From my father’s journal:
A man alone in a car stopped and took us in – the Major stayed with his crushed car – and we began a difficult journey to Karaj as our “angel of mercy” could not make his windshield wipers work. For 3 ½ hours we crawled through the howling storm bumper to bumper towards Karaj, when we stalled for 2 hours just outside of the city. We decided to walk in to town. With our shoes and clothes splashed with mud and snowy slush, we made our way past hundreds of stalled and frustrated cars. It was 5:00pm before we made it into Karaj.

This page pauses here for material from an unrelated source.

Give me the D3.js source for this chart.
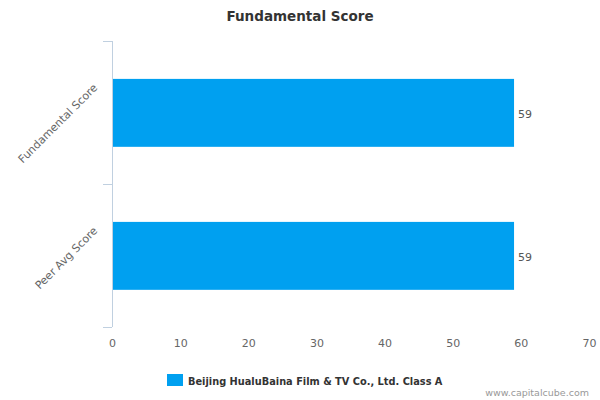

The blizzard had subsided, but had left snow everywhere, melting in to muddy puddles at the side of the road. In my father’s arms I held tightly to his neck, and complained bitterly against the cold.


“I gotta pee” I whispered in his ear, and he lifted me down so that I could squat at the side of the road. My sister clung to Aunt Mehry, and Aunt Mehry clung to her baby Maryam, wrapped completely in a white polyester blanket, her tiny feet poking out the bottom. We were a motley crew, a wet disheveled mess, but we held out hope of finding Grandpapa’s car somewhere in the Karaj square.


From my mother’s version:
We were in the Karaj square and there was no sign of Baba’s car. We were in a horrible state. Suddenly my cousin Parvin and sister-in-law Mehry got very excited. “Stop a car, stop that car!” and I began waving my arms in the air until the lone driver in the blue Mercedez came to a stop. “Can you help?” I asked him. “We have children. We need to get back to Tadjrish. We had a bad accident on the Karaj highway and we’re all very cold.” He was very gratious and agreed to help. Your father sat with you in the front seat and tried to hold a conversation but the fellow didn’t speak much English. It was a few minutes in to the ride when I noticed that Mehry and Parvin were giggling and whispering to one another, and then began to notice that the cars around us were slowing and the passengers were pointing at us. Who is this guy? I asked and Mehry and Parvin told me he was a famous TV star named “Cardon”. I hadn’t heard of him since I’d been living in the US for the past 5 years, but he was well known by everyone except your father and I.


From my father’s journal:
Roshan had flagged a car and I thought we were in a taxi – but lo and behold we were in the car of “Cardon”, one of Iran’s most famous artists and TV personalities. This gracious man drove us all to our door in Tadjrish. The drive was punctuated by people passing us in screaming delight at seeing the famous Cardon. But WE had him to ourselves! At home, that night, with everyone reunited, we had a happy carnival with food and drink, a delight by candlelight and song that lasted in to the late hours of the night. Thus had come our 13th day of Norooz, on the heels and wind of a storm, and a calamity to bring us an omen of life, a reminder that to expect and know joy one must be bitten too by despair.